* **What this task involves**: Transcribe the full listing exactly, and drop every picture.

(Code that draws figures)
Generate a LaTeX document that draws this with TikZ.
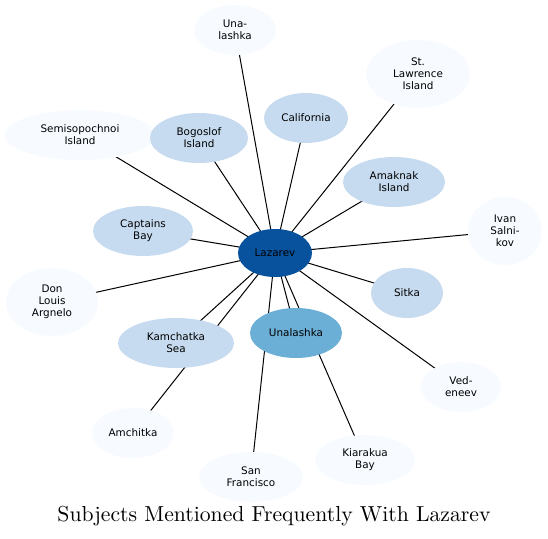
\documentclass[tikz,border=0pt]{standalone}
\usepackage{fontspec}
\setsansfont{DejaVu Sans}
\newfontfamily\titlefont{lmroman10-regular.otf}
\usetikzlibrary{shapes.geometric,backgrounds}
\definecolor{cdark}{HTML}{08519C}
\definecolor{cmid}{HTML}{6BAED6}
\definecolor{clight}{HTML}{C6DBEF}
\definecolor{cpale}{HTML}{F7FBFF}
\begin{document}
\begin{tikzpicture}[x=1pt,y=-1pt,
  nd/.style={ellipse,draw=none,inner sep=0pt,outer sep=0pt,align=center,
    font=\sffamily\fontsize{10.4}{12}\selectfont},
  pale/.style={nd,fill=cpale},
  light/.style={nd,fill=clight},
  edge/.style={draw=black,line width=1pt}]
\useasboundingbox (0,0) rectangle (548,538);
\node[nd,fill=cdark,minimum width=74pt,minimum height=48pt] (laz) at (275,253) {Lazarev};
\node[pale,minimum width=82pt,minimum height=50pt] (una) at (235,30) {Una-\\lashka};
\node[pale,minimum width=104pt,minimum height=68pt] (stl) at (418,74) {St.\\Lawrence\\Island};
\node[light,minimum width=84pt,minimum height=50pt] (cal) at (306,118) {California};
\node[pale,minimum width=150pt,minimum height=50pt] (sem) at (80,135) {Semisopochnoi\\Island};
\node[light,minimum width=98pt,minimum height=50pt] (bog) at (199,138) {Bogoslof\\Island};
\node[light,minimum width=102pt,minimum height=50pt] (ama) at (394,182) {Amaknak\\Island};
\node[light,minimum width=100pt,minimum height=50pt] (cap) at (143,231) {Captains\\Bay};
\node[pale,minimum width=74pt,minimum height=68pt] (iva) at (505,231) {Ivan\\Salni-\\kov};
\node[pale,minimum width=92pt,minimum height=68pt] (don) at (52,302) {Don\\Louis\\Argnelo};
\node[light,minimum width=72pt,minimum height=50pt] (sit) at (407,293) {Sitka};
\node[light,minimum width=116pt,minimum height=50pt] (kam) at (176,343) {Kamchatka\\Sea};
\node[nd,fill=cmid,minimum width=92pt,minimum height=50pt] (unl) at (296,333) {Unalashka};
\node[pale,minimum width=80pt,minimum height=50pt] (ved) at (461,387) {Ved-\\eneev};
\node[pale,minimum width=82pt,minimum height=50pt] (amc) at (133,433) {Amchitka};
\node[pale,minimum width=104pt,minimum height=50pt] (san) at (251,477) {San\\Francisco};
\node[pale,minimum width=100pt,minimum height=50pt] (kia) at (365,460) {Kiarakua\\Bay};
\node[font=\titlefont\fontsize{21.7}{25}\selectfont,inner sep=0pt] (title) at (274,516) {Subjects Mentioned Frequently With Lazarev};
\begin{scope}[on background layer]
\foreach \t in {una,stl,cal,sem,bog,ama,cap,iva,don,sit,kam,unl,ved,amc,san,kia}
  \draw[edge] (laz.center) -- (\t.center);
\end{scope}
\end{tikzpicture}
\end{document}
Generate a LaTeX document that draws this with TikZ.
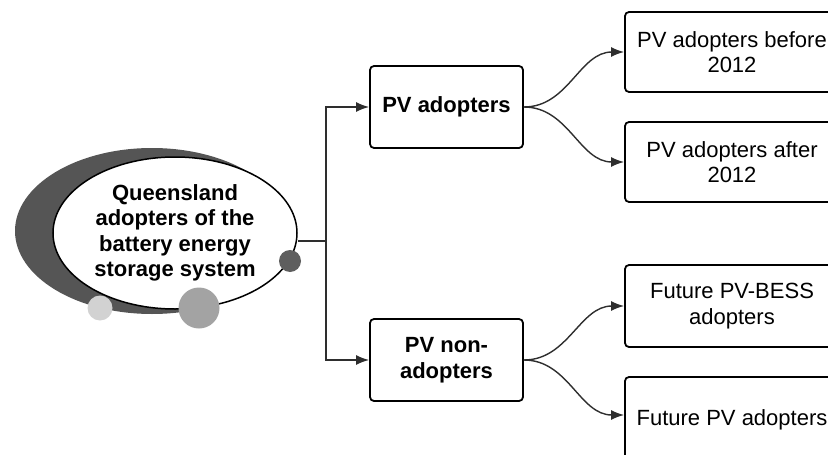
\documentclass[tikz,border=0pt]{standalone}
\usepackage{fontspec}
\setmainfont{Liberation Sans}
\usetikzlibrary{shapes.geometric,arrows.meta,calc}
\definecolor{crescent}{HTML}{555555}
\definecolor{dotdark}{HTML}{5E5E5E}
\definecolor{dotmid}{HTML}{A3A3A3}
\definecolor{dotlight}{HTML}{D2D2D2}
\definecolor{linecol}{HTML}{2E2E2E}
\begin{document}
\begin{tikzpicture}[x=1pt,y=-1pt,
  txt/.style={font=\fontsize{22}{25.5}\selectfont, align=center},
  midbox/.style={txt, draw=black, line width=1.8pt, rounded corners=4pt, fill=white,
    minimum width=153pt, minimum height=82pt, inner sep=0pt, font=\fontsize{22}{25.5}\selectfont\bfseries},
  leafbox/.style={txt, draw=black, line width=1.8pt, rounded corners=4pt, fill=white,
    minimum width=214pt, minimum height=80pt, inner sep=0pt},
  conn/.style={draw=linecol, line width=1.4pt},
  arr/.style={conn, -{Latex[length=13pt,width=10pt]}},
  dot/.style={circle, inner sep=0pt}
]
\useasboundingbox (0,0) rectangle (828,455);
\clip (0,0) rectangle (828,455);

% crescent background
\fill[crescent] (152,231) ellipse [x radius=137, y radius=83];
% main ellipse
\node[ellipse, draw=black, line width=1.5pt, fill=white, minimum width=244pt, minimum height=152pt, inner sep=0pt,
  txt, font=\fontsize{22}{25.5}\selectfont\bfseries] (ell) at (175,233)
  {Queensland\\adopters of the\\battery energy\\storage system};
% decorative dots
\node[dot, fill=dotlight, minimum size=25pt] (d1) at (100,308) {};
\node[dot, fill=dotmid, minimum size=41pt] (d2) at (199,308) {};
\node[dot, fill=dotdark, minimum size=22pt] (d3) at (290,261) {};

% middle boxes
\node[midbox] (pva) at (446.5,107) {PV adopters};
\node[midbox] (pvn) at (446.5,360) {PV non-\\adopters};

% leaf boxes
\node[leafbox] (b1) at (732,52) {PV adopters before\\2012};
\node[leafbox] (b2) at (732,162) {PV adopters after\\2012};
\node[leafbox, minimum height=82pt] (b3) at (732,306) {Future PV-BESS\\adopters};
\node[leafbox, minimum height=86pt] (b4) at (732,420) {Future PV adopters};
\coordinate (b4in) at ($(b4.west)+(0,-5)$);

% connectors
\coordinate (j) at (326,241);
\draw[conn] (ell.east |- j) -- (j);
\draw[arr] (j) |- (pva.west);
\draw[arr] (j) |- (pvn.west);

\draw[arr] (pva.east) to[out=0,in=180] (b1.west);
\draw[arr] (pva.east) to[out=0,in=180] (b2.west);
\draw[arr] (pvn.east) to[out=0,in=180] (b3.west);
\draw[arr] (pvn.east) to[out=0,in=180] (b4in);
\end{tikzpicture}
\end{document}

* **Solved problem**:
Generate a LaTeX document that draws this with TikZ.
\documentclass[tikz,border=0pt]{standalone}
\usepackage{fontspec}
\setsansfont{DejaVu Sans}
\newfontfamily\titlefont{lmroman10-regular.otf}
\usetikzlibrary{shapes.geometric,backgrounds}
\definecolor{cdark}{HTML}{08519C}
\definecolor{cmid}{HTML}{6BAED6}
\definecolor{clight}{HTML}{C6DBEF}
\definecolor{cpale}{HTML}{F7FBFF}
\begin{document}
\begin{tikzpicture}[x=1pt,y=-1pt,
  nd/.style={ellipse,draw=none,inner sep=0pt,outer sep=0pt,align=center,
    font=\sffamily\fontsize{10.4}{12}\selectfont},
  pale/.style={nd,fill=cpale},
  light/.style={nd,fill=clight},
  edge/.style={draw=black,line width=1pt}]
\useasboundingbox (0,0) rectangle (548,538);
\node[nd,fill=cdark,minimum width=74pt,minimum height=48pt] (laz) at (275,253) {Lazarev};
\node[pale,minimum width=82pt,minimum height=50pt] (una) at (235,30) {Una-\\lashka};
\node[pale,minimum width=104pt,minimum height=68pt] (stl) at (418,74) {St.\\Lawrence\\Island};
\node[light,minimum width=84pt,minimum height=50pt] (cal) at (306,118) {California};
\node[pale,minimum width=150pt,minimum height=50pt] (sem) at (80,135) {Semisopochnoi\\Island};
\node[light,minimum width=98pt,minimum height=50pt] (bog) at (199,138) {Bogoslof\\Island};
\node[light,minimum width=102pt,minimum height=50pt] (ama) at (394,182) {Amaknak\\Island};
\node[light,minimum width=100pt,minimum height=50pt] (cap) at (143,231) {Captains\\Bay};
\node[pale,minimum width=74pt,minimum height=68pt] (iva) at (505,231) {Ivan\\Salni-\\kov};
\node[pale,minimum width=92pt,minimum height=68pt] (don) at (52,302) {Don\\Louis\\Argnelo};
\node[light,minimum width=72pt,minimum height=50pt] (sit) at (407,293) {Sitka};
\node[light,minimum width=116pt,minimum height=50pt] (kam) at (176,343) {Kamchatka\\Sea};
\node[nd,fill=cmid,minimum width=92pt,minimum height=50pt] (unl) at (296,333) {Unalashka};
\node[pale,minimum width=80pt,minimum height=50pt] (ved) at (461,387) {Ved-\\eneev};
\node[pale,minimum width=82pt,minimum height=50pt] (amc) at (133,433) {Amchitka};
\node[pale,minimum width=104pt,minimum height=50pt] (san) at (251,477) {San\\Francisco};
\node[pale,minimum width=100pt,minimum height=50pt] (kia) at (365,460) {Kiarakua\\Bay};
\node[font=\titlefont\fontsize{21.7}{25}\selectfont,inner sep=0pt] (title) at (274,516) {Subjects Mentioned Frequently With Lazarev};
\begin{scope}[on background layer]
\foreach \t in {una,stl,cal,sem,bog,ama,cap,iva,don,sit,kam,unl,ved,amc,san,kia}
  \draw[edge] (laz.center) -- (\t.center);
\end{scope}
\end{tikzpicture}
\end{document}
Generate a LaTeX document that draws this with TikZ.
\documentclass[tikz,border=0pt]{standalone}
\usepackage{fontspec}
\setmainfont{Liberation Sans}
\usetikzlibrary{shapes.geometric,arrows.meta,calc}
\definecolor{crescent}{HTML}{555555}
\definecolor{dotdark}{HTML}{5E5E5E}
\definecolor{dotmid}{HTML}{A3A3A3}
\definecolor{dotlight}{HTML}{D2D2D2}
\definecolor{linecol}{HTML}{2E2E2E}
\begin{document}
\begin{tikzpicture}[x=1pt,y=-1pt,
  txt/.style={font=\fontsize{22}{25.5}\selectfont, align=center},
  midbox/.style={txt, draw=black, line width=1.8pt, rounded corners=4pt, fill=white,
    minimum width=153pt, minimum height=82pt, inner sep=0pt, font=\fontsize{22}{25.5}\selectfont\bfseries},
  leafbox/.style={txt, draw=black, line width=1.8pt, rounded corners=4pt, fill=white,
    minimum width=214pt, minimum height=80pt, inner sep=0pt},
  conn/.style={draw=linecol, line width=1.4pt},
  arr/.style={conn, -{Latex[length=13pt,width=10pt]}},
  dot/.style={circle, inner sep=0pt}
]
\useasboundingbox (0,0) rectangle (828,455);
\clip (0,0) rectangle (828,455);

% crescent background
\fill[crescent] (152,231) ellipse [x radius=137, y radius=83];
% main ellipse
\node[ellipse, draw=black, line width=1.5pt, fill=white, minimum width=244pt, minimum height=152pt, inner sep=0pt,
  txt, font=\fontsize{22}{25.5}\selectfont\bfseries] (ell) at (175,233)
  {Queensland\\adopters of the\\battery energy\\storage system};
% decorative dots
\node[dot, fill=dotlight, minimum size=25pt] (d1) at (100,308) {};
\node[dot, fill=dotmid, minimum size=41pt] (d2) at (199,308) {};
\node[dot, fill=dotdark, minimum size=22pt] (d3) at (290,261) {};

% middle boxes
\node[midbox] (pva) at (446.5,107) {PV adopters};
\node[midbox] (pvn) at (446.5,360) {PV non-\\adopters};

% leaf boxes
\node[leafbox] (b1) at (732,52) {PV adopters before\\2012};
\node[leafbox] (b2) at (732,162) {PV adopters after\\2012};
\node[leafbox, minimum height=82pt] (b3) at (732,306) {Future PV-BESS\\adopters};
\node[leafbox, minimum height=86pt] (b4) at (732,420) {Future PV adopters};
\coordinate (b4in) at ($(b4.west)+(0,-5)$);

% connectors
\coordinate (j) at (326,241);
\draw[conn] (ell.east |- j) -- (j);
\draw[arr] (j) |- (pva.west);
\draw[arr] (j) |- (pvn.west);

\draw[arr] (pva.east) to[out=0,in=180] (b1.west);
\draw[arr] (pva.east) to[out=0,in=180] (b2.west);
\draw[arr] (pvn.east) to[out=0,in=180] (b3.west);
\draw[arr] (pvn.east) to[out=0,in=180] (b4in);
\end{tikzpicture}
\end{document}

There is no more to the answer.